** START OF Excerpted records **

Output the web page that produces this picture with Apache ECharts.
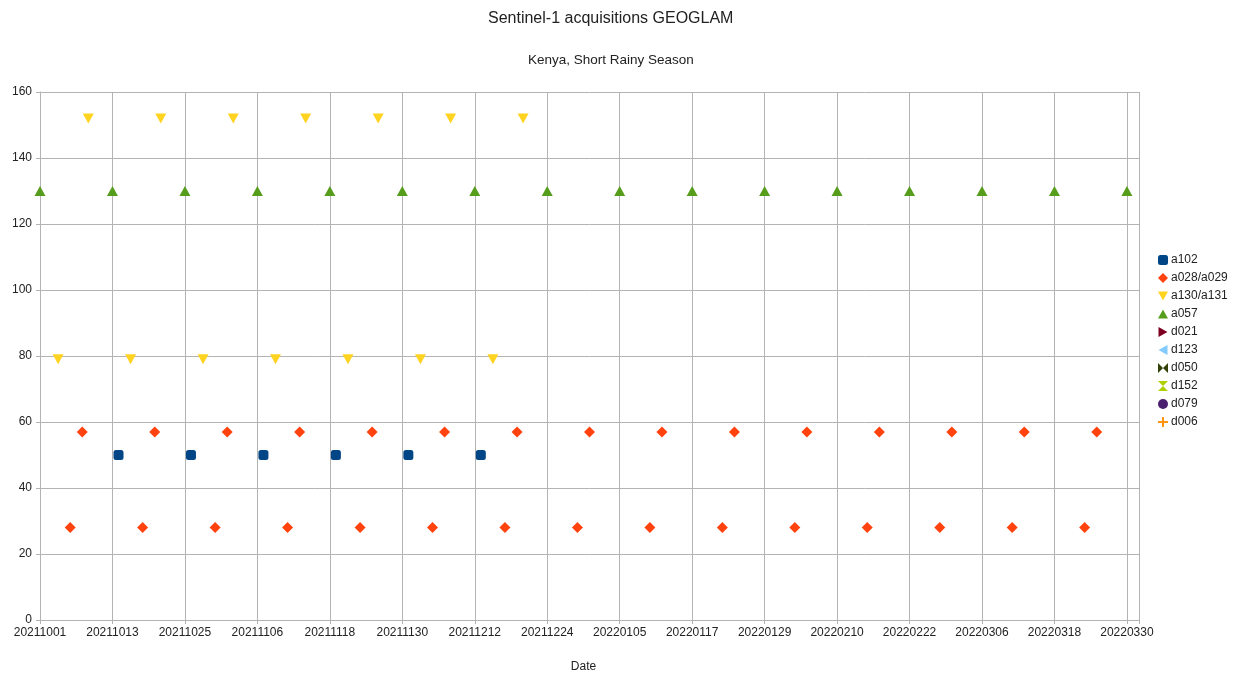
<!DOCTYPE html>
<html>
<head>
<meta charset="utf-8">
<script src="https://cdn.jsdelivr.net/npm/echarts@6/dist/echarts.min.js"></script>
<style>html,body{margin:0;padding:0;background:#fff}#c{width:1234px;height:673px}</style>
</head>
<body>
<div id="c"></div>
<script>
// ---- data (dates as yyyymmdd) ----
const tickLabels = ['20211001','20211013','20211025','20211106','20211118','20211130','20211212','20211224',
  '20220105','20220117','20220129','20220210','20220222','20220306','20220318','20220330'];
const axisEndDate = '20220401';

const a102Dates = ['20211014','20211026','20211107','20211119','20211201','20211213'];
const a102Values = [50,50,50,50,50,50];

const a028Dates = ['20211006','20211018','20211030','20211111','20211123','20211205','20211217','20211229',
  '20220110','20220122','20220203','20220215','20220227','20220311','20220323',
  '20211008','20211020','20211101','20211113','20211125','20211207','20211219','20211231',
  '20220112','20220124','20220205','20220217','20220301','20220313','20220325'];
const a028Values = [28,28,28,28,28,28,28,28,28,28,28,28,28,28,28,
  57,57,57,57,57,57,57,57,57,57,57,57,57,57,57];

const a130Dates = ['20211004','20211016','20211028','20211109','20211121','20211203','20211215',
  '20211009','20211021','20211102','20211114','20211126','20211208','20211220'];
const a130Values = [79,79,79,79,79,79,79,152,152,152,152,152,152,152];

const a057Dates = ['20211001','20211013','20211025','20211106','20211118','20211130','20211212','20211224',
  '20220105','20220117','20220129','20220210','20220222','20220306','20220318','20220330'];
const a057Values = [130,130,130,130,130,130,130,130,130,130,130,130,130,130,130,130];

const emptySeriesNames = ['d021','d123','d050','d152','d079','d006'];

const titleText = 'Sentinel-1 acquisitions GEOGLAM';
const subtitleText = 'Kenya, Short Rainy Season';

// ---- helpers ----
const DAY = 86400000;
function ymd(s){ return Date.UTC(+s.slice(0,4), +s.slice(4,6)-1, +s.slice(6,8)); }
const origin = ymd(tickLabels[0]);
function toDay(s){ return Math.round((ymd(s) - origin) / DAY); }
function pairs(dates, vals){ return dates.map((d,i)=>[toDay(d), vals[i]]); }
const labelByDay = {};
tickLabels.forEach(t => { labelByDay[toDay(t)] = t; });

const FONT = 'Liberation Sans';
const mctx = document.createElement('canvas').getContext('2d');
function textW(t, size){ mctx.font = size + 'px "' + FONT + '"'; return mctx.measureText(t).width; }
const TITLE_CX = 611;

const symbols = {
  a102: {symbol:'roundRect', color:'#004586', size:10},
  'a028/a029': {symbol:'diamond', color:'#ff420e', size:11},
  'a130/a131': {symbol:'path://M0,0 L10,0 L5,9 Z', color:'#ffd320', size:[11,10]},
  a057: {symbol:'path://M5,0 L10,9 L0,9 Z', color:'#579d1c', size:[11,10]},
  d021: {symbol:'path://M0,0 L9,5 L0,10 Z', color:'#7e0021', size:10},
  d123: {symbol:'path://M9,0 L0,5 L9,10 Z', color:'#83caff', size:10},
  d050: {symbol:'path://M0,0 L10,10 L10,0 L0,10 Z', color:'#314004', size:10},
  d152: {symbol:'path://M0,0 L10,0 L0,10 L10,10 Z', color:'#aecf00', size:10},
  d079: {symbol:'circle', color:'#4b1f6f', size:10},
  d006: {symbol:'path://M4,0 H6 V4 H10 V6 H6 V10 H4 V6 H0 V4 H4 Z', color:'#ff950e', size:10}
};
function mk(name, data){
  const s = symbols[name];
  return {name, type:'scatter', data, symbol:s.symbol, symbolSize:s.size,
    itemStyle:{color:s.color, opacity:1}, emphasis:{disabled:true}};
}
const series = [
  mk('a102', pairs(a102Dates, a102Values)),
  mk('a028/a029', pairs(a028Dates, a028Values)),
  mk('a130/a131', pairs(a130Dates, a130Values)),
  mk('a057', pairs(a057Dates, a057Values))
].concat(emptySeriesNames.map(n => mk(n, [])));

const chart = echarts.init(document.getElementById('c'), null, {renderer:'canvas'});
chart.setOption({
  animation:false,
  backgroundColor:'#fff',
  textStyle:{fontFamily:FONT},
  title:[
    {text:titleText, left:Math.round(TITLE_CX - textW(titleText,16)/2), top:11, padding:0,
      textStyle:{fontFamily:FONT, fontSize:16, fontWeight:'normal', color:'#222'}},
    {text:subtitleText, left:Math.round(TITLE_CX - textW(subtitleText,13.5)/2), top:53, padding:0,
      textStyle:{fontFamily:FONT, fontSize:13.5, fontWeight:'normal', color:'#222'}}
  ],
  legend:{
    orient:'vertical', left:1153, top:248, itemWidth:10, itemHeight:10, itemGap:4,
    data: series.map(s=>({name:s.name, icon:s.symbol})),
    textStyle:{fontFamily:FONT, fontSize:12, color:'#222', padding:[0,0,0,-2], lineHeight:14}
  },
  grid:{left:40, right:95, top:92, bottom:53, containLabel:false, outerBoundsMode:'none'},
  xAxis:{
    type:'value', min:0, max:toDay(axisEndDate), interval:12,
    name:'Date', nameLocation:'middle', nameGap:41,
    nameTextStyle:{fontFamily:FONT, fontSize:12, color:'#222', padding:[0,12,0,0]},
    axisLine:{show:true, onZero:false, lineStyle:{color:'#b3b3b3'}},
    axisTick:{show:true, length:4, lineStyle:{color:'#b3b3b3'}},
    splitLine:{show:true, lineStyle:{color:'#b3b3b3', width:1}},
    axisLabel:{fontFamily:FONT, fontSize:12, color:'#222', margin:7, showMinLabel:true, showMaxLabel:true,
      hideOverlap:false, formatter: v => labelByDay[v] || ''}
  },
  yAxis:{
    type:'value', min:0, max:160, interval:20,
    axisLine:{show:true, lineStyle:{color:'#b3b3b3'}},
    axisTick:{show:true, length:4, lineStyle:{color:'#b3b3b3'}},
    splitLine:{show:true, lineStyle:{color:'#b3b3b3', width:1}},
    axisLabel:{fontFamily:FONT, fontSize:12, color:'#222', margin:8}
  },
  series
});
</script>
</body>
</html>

** END OF Excerpted records **
** START OF Excerpted records **

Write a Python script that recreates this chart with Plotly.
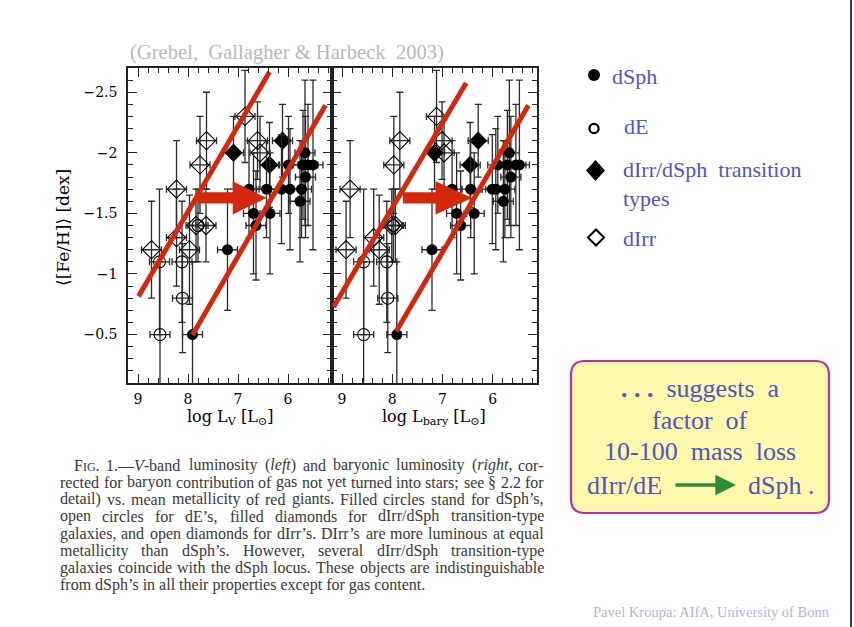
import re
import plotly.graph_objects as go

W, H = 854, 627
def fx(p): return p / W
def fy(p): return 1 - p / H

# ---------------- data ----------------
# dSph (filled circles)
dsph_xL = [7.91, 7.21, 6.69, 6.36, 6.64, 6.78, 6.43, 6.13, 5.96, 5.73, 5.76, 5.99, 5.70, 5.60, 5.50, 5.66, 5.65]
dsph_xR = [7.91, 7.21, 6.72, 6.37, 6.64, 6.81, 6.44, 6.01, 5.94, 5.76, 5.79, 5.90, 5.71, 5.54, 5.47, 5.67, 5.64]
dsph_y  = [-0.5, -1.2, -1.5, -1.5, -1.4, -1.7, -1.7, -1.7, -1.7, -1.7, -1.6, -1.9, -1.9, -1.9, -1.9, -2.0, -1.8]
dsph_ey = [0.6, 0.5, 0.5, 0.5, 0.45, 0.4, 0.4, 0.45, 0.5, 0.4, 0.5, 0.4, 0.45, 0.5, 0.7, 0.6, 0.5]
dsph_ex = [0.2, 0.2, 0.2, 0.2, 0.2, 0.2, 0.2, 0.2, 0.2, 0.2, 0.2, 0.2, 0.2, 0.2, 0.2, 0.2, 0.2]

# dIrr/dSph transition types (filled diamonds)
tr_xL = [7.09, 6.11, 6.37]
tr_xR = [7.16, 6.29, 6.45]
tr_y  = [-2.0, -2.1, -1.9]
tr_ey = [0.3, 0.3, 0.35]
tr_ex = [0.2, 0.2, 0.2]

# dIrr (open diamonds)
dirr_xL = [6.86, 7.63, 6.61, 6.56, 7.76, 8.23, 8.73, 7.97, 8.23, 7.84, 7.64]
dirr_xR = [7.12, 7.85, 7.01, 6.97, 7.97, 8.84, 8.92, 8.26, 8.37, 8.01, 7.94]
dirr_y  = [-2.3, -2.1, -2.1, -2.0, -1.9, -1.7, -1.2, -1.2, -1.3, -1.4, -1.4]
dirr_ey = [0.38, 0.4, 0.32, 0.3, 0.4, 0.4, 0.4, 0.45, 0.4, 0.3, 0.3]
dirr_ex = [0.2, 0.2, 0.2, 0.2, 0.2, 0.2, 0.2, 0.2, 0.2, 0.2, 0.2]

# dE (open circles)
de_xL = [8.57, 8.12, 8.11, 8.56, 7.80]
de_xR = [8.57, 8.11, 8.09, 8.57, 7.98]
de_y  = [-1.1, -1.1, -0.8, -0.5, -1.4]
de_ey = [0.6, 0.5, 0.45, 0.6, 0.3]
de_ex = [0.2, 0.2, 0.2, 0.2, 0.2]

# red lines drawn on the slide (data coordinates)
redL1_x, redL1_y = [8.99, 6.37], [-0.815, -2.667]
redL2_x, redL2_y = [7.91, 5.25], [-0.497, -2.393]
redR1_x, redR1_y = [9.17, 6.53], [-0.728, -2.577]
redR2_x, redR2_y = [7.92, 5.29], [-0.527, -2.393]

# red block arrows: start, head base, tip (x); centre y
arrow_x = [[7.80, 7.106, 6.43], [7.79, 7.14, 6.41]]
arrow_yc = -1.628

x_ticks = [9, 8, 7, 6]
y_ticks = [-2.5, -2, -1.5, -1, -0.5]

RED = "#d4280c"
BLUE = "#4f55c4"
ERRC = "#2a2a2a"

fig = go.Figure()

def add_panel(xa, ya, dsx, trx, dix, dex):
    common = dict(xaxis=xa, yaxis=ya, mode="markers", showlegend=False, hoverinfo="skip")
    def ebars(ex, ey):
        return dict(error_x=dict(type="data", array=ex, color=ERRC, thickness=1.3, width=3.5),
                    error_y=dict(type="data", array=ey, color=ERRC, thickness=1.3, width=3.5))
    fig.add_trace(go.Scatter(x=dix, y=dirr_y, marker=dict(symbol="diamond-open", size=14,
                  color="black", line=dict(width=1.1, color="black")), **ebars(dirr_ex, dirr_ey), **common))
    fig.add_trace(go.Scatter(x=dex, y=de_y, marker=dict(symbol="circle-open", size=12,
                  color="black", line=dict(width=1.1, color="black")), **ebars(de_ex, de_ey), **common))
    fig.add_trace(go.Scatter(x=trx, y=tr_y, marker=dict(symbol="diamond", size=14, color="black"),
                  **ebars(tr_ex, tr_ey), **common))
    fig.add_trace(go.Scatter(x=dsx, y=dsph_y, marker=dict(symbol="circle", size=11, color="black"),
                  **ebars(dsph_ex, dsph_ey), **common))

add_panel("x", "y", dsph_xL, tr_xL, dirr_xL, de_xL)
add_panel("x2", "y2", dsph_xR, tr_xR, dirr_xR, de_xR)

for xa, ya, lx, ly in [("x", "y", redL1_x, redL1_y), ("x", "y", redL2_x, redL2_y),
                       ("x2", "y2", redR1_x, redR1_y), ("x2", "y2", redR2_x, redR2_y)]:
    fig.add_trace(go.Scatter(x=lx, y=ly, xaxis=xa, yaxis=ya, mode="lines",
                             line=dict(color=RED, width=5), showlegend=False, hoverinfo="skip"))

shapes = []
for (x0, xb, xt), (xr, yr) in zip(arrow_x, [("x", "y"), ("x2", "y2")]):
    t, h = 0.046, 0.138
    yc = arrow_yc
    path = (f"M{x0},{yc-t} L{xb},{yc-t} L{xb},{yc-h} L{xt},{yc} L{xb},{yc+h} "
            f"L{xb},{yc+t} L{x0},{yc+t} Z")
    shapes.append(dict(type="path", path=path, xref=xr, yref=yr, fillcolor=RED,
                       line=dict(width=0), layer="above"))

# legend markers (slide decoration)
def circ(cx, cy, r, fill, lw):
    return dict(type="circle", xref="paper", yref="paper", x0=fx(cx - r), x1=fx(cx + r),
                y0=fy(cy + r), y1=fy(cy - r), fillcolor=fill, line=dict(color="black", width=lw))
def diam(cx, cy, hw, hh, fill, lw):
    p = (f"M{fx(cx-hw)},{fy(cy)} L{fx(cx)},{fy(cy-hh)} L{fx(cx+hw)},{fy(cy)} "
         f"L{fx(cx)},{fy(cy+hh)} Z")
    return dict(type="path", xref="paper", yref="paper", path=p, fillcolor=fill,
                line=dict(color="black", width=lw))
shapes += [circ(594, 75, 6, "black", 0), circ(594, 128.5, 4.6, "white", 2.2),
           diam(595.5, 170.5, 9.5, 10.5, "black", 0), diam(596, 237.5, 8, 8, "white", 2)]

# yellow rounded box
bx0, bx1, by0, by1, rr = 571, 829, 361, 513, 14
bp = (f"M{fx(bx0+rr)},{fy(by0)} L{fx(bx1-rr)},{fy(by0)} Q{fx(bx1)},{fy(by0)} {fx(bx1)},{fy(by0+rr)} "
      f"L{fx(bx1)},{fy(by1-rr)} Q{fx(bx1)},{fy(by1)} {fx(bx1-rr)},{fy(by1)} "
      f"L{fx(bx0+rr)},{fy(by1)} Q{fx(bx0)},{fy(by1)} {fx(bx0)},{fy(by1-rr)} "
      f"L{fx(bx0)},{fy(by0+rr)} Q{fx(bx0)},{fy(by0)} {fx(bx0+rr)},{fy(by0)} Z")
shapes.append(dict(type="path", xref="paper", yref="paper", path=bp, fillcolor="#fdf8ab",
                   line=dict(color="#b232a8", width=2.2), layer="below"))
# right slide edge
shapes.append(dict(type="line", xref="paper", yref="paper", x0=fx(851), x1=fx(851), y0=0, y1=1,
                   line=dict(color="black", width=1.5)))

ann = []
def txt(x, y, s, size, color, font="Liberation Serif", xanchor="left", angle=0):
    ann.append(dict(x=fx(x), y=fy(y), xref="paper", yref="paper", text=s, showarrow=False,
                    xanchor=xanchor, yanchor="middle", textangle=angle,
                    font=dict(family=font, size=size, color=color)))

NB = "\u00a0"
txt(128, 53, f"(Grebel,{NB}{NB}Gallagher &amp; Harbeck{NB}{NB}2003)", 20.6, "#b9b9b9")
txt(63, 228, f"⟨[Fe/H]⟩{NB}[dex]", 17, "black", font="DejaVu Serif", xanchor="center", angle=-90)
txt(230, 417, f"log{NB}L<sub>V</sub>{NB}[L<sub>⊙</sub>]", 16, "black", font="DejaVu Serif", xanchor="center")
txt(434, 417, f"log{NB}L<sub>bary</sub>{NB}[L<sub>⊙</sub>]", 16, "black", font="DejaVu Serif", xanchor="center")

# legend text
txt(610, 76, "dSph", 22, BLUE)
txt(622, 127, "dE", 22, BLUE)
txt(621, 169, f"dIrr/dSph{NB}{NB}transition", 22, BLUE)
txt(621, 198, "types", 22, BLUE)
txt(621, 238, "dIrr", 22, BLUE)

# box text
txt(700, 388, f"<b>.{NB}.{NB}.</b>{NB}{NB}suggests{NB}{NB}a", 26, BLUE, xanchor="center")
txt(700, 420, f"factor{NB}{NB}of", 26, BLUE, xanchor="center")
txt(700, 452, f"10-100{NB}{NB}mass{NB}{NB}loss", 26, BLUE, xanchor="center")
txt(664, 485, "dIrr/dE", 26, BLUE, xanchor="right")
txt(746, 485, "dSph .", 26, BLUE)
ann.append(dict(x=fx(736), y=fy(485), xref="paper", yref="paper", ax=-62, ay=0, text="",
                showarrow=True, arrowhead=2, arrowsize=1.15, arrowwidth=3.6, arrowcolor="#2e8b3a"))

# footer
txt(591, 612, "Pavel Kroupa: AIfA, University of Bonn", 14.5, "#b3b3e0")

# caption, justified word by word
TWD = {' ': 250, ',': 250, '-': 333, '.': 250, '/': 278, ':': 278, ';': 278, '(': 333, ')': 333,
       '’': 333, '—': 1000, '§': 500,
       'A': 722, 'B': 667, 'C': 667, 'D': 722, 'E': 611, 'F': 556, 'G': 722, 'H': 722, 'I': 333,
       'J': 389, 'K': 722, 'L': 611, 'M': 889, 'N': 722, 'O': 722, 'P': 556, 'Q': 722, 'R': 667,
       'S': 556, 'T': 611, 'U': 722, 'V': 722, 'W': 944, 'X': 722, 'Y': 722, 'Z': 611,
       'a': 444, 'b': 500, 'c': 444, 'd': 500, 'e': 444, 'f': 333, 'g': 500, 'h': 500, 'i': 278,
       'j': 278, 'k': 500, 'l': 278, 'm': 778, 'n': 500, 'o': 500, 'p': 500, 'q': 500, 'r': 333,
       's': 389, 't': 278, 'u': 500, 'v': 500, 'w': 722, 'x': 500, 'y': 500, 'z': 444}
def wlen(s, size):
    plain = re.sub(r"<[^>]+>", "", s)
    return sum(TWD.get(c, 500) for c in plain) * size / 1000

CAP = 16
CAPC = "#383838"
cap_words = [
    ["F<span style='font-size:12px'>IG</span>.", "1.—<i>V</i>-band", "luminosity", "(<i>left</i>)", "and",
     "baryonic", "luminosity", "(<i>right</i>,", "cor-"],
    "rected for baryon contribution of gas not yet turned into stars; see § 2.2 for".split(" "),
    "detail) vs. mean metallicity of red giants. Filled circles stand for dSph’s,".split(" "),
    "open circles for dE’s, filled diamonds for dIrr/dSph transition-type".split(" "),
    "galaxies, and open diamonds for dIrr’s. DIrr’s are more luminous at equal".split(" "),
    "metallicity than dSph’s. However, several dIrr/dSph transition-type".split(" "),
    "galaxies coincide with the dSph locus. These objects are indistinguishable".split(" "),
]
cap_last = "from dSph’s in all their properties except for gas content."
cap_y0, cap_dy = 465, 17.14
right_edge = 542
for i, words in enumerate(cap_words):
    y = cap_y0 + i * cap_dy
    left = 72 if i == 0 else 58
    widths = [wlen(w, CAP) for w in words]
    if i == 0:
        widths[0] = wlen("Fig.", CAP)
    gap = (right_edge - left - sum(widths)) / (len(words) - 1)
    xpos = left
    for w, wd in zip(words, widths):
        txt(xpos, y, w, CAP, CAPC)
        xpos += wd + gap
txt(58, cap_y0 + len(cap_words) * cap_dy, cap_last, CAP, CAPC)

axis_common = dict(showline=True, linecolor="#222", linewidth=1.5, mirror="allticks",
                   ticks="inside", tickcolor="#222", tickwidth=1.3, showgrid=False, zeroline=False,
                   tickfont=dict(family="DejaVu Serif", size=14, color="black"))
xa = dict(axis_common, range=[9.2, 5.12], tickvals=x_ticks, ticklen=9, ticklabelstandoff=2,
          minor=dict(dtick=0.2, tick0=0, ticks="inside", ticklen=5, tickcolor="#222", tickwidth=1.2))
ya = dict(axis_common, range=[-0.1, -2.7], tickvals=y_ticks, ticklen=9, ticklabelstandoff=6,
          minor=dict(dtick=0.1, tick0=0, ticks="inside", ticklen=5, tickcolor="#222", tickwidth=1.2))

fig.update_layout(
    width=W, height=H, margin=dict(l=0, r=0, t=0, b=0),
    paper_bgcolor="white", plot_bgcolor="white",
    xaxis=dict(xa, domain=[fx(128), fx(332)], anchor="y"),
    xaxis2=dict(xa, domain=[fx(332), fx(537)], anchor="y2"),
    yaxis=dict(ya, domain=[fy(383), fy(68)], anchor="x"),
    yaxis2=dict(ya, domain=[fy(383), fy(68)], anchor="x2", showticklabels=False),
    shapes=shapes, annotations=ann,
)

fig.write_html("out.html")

** END OF Excerpted records **

• To be done: Go through the records and show every line with the string "picture" in it.

• Response to this exercise:
Output the web page that produces this picture with Apache ECharts.

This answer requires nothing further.